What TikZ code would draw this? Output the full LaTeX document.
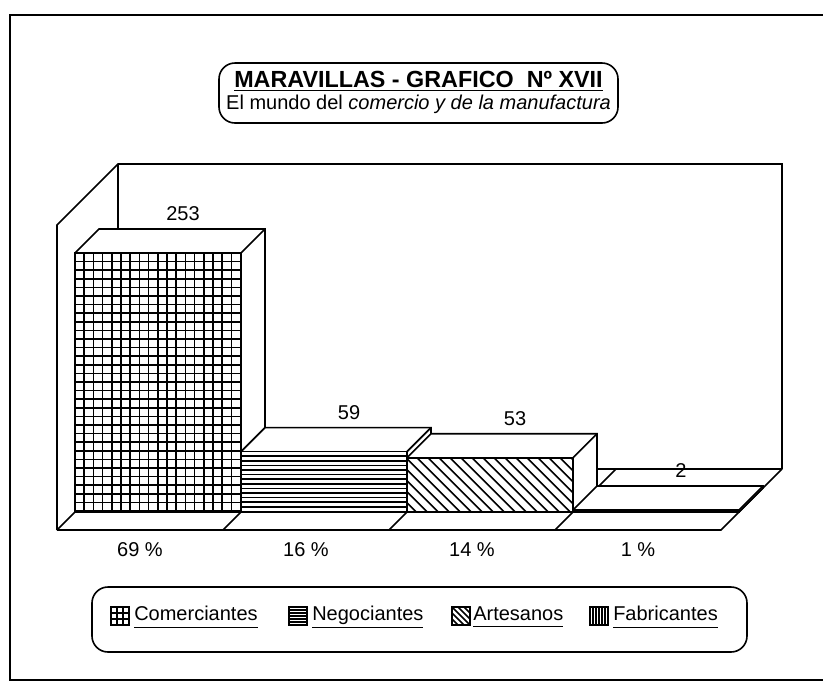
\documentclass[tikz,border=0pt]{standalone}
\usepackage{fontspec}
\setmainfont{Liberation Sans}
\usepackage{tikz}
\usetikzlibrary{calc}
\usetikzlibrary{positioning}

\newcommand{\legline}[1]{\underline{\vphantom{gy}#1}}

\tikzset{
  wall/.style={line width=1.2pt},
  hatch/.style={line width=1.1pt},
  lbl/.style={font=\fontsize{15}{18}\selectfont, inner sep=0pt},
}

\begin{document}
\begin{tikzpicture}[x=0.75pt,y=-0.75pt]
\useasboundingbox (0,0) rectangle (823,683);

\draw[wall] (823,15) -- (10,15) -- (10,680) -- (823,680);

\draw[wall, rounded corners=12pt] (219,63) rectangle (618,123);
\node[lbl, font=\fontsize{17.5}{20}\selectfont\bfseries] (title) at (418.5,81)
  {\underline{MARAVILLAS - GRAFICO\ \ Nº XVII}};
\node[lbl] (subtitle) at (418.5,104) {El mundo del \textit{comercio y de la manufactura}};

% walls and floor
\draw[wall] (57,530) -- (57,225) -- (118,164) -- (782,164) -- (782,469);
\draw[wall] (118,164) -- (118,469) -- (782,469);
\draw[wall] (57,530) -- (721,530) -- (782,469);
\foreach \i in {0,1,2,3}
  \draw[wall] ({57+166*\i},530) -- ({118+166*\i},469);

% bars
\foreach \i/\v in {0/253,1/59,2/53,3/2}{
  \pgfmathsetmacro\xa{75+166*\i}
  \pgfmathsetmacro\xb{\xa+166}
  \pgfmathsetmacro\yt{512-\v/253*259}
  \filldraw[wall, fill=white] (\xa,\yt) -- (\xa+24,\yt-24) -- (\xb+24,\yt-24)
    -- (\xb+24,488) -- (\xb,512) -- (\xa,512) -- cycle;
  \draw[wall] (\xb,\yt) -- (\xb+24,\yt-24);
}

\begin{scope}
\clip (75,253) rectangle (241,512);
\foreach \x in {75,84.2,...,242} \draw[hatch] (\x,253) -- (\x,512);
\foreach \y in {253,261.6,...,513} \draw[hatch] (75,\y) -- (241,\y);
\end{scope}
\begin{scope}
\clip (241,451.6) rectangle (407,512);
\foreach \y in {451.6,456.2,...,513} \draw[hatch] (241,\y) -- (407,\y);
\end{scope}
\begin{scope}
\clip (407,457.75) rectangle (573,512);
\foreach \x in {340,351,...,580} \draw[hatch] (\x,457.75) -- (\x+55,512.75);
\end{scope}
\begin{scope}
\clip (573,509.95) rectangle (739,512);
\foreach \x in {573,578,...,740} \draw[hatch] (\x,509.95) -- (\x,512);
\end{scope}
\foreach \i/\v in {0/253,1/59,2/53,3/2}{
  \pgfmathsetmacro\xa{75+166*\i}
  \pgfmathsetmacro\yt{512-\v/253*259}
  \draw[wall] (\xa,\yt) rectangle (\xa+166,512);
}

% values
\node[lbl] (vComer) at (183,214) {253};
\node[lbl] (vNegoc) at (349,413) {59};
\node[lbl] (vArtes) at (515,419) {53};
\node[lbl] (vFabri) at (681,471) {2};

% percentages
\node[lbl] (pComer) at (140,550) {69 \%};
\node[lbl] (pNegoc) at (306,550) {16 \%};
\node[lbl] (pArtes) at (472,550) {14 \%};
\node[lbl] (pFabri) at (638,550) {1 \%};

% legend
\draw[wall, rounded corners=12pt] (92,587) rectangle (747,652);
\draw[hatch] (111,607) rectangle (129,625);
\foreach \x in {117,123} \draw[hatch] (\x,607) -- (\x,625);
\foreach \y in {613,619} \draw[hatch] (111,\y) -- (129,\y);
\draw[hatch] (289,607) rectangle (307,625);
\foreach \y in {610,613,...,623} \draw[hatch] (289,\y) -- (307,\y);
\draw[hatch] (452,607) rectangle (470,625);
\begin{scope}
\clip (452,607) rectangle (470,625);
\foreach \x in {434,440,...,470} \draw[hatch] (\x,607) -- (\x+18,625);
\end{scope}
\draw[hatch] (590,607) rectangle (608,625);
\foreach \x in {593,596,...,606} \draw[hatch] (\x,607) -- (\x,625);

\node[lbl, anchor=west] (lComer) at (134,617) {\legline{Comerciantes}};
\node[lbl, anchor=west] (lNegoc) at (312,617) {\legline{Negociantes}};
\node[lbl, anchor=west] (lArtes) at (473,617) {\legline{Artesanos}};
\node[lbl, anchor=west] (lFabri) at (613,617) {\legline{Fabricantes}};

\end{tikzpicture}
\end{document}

Task: Only the lines from the start of the material through the line containing "(0,0) rectangle (823,683);" should be transcribed. Pictures stay out.

Response to this exercise:
What TikZ code would draw this? Output the full LaTeX document.
\documentclass[tikz,border=0pt]{standalone}
\usepackage{fontspec}
\setmainfont{Liberation Sans}
\usepackage{tikz}
\usetikzlibrary{calc}
\usetikzlibrary{positioning}

\newcommand{\legline}[1]{\underline{\vphantom{gy}#1}}

\tikzset{
  wall/.style={line width=1.2pt},
  hatch/.style={line width=1.1pt},
  lbl/.style={font=\fontsize{15}{18}\selectfont, inner sep=0pt},
}

\begin{document}
\begin{tikzpicture}[x=0.75pt,y=-0.75pt]
\useasboundingbox (0,0) rectangle (823,683);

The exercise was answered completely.